Joven, yo te lo mando, levántate (Lc 7,11-17)

Evangelio: Lc 7,11-17
En aquel tiempo, Jesús se dirigió a una ciudad llamada Naím, acompañado de sus discípulos y de una gran multitud. Justamente cuando se acercaba a la puerta de la ciudad, llevaban a enterrar al hijo único de una mujer viuda, y mucha gente del lugar la acompañaba. Al verla, el Señor se conmovió y le dijo: «No llores». Después se acercó y tocó el féretro. Los que los llevaban se detuvieron y Jesús dijo: «Joven, yo te lo ordeno, levántate». El muerto se incorporó y empezó a hablar. Y Jesús se lo entregó a su madre. Todos quedaron sobrecogidos de temor y alababan a Dios, diciendo: «Un gran profeta ha aparecido en medio de nosotros y Dios ha visitado a su Pueblo». El rumor de lo que Jesús acababa de hacer se difundió por toda la Judea y en toda la región vecina.

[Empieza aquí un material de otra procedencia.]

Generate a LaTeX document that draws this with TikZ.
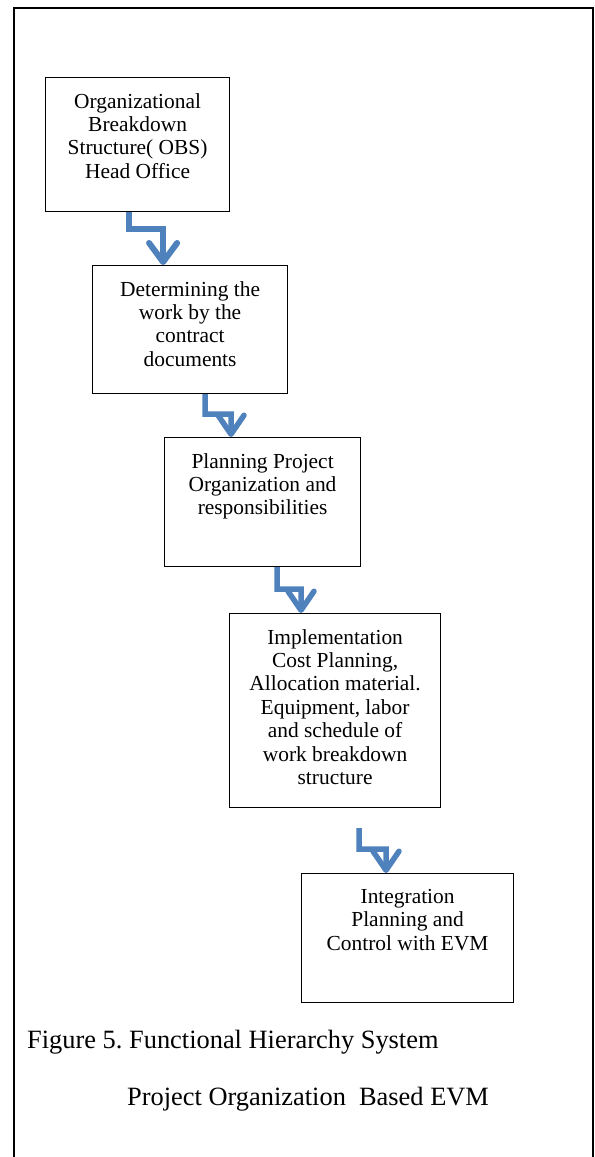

Fruto: Permitir que Dios transforme mi corazón, mis pensamientos, mis acciones, para que sean reflejo de los valores del Evangelio.

Pautas para la reflexión:
Jesucristo se compadece de una mujer y resucita a su hijo. Es de notarse que no es la mujer quien acude a pedir el milagro, ni alguien que haya intercedido pidiéndolo. Es Jesús mismo quien se compadece, mira el sufrimiento y su corazón salta de inmediato para remediarlo. La muerte no tiene poder sobre Dios. La muerte es ausencia de vida. Jesús es el camino, la verdad y la vida. ¿Cuántas personas van caminando por la vida muertas en su corazón, en su espíritu?

1. El Señor se conmovió y le dijo: «No llores»
Jesús siempre está a nuestro lado. No importa lo que hagamos, Él no se aleja, está ahí. Con nuestro pecado nosotros lo alejamos, le damos un empujón diciéndole «no te quiero aquí». Pero Él se compadece de nuestras miserias. Nos ha pasado, sin duda, que después de alejarnos de Dios nos sentimos vacíos y cuando regresamos a Él recobramos esa paz interior que sólo Él sabe dar. Pero ¿acaso no conocemos personas que hoy en día viven como si Dios no fuese importante para sus vidas? Se escucha decir: «No necesito a Dios». Y Él se compadece. Que esta muestra de compasión de Jesús sea un aliciente constante para no querer dejarlo nunca.

2. Yo te lo ordeno, levántate
Sólo Dios tiene el poder de restaurar una vida perdida, sólo Él tiene la autoridad de detener la muerte, sólo Él es dueño de la vida. A veces los seres humanos jugamos a ser dioses, y llegamos a caer muy bajo en el abismo de la destrucción. Se destruyen vidas: en el seno materno, en la sociedad misma, incluso esa destrucción silenciosa que va matando el alma de las personas mientras se alejan del Creador. Sólo Dios tiene la autoridad para mostrarnos el camino correcto (que no siempre resulta ser el camino «conveniente»). Y así, como en aquella circunstancia ordena al joven regresar a la vida, así también a nosotros nos pide que no nos dejemos llevar por la corriente relativista de nuestra época. Nos pide con insistencia: ¡Levántate! ¡No te dejes sacrificar por tantas tendencias inhumanas! ¡Levántate!

3. Dios ha visitado a su pueblo
La constatación de la presencia de Dios en Israel hizo que vivieran su ley como la identidad propia de los ciudadanos. Era el pueblo «de» Dios. Cuando recibimos el bautismo, nos hacemos propiedad de Dios también, somos templos vivos del Espíritu Santo; pero en el cristianismo, en general, se echa de menos esta identidad: saberse de Cristo. ¡Yo soy de Cristo! Y todo aquello que me aleje de Cristo no es para mí. ¡Qué diferente sería todo! ¿O no?

Propósito: Identificar todo aquello que me separa de Dios y cortar tajantemente con eso.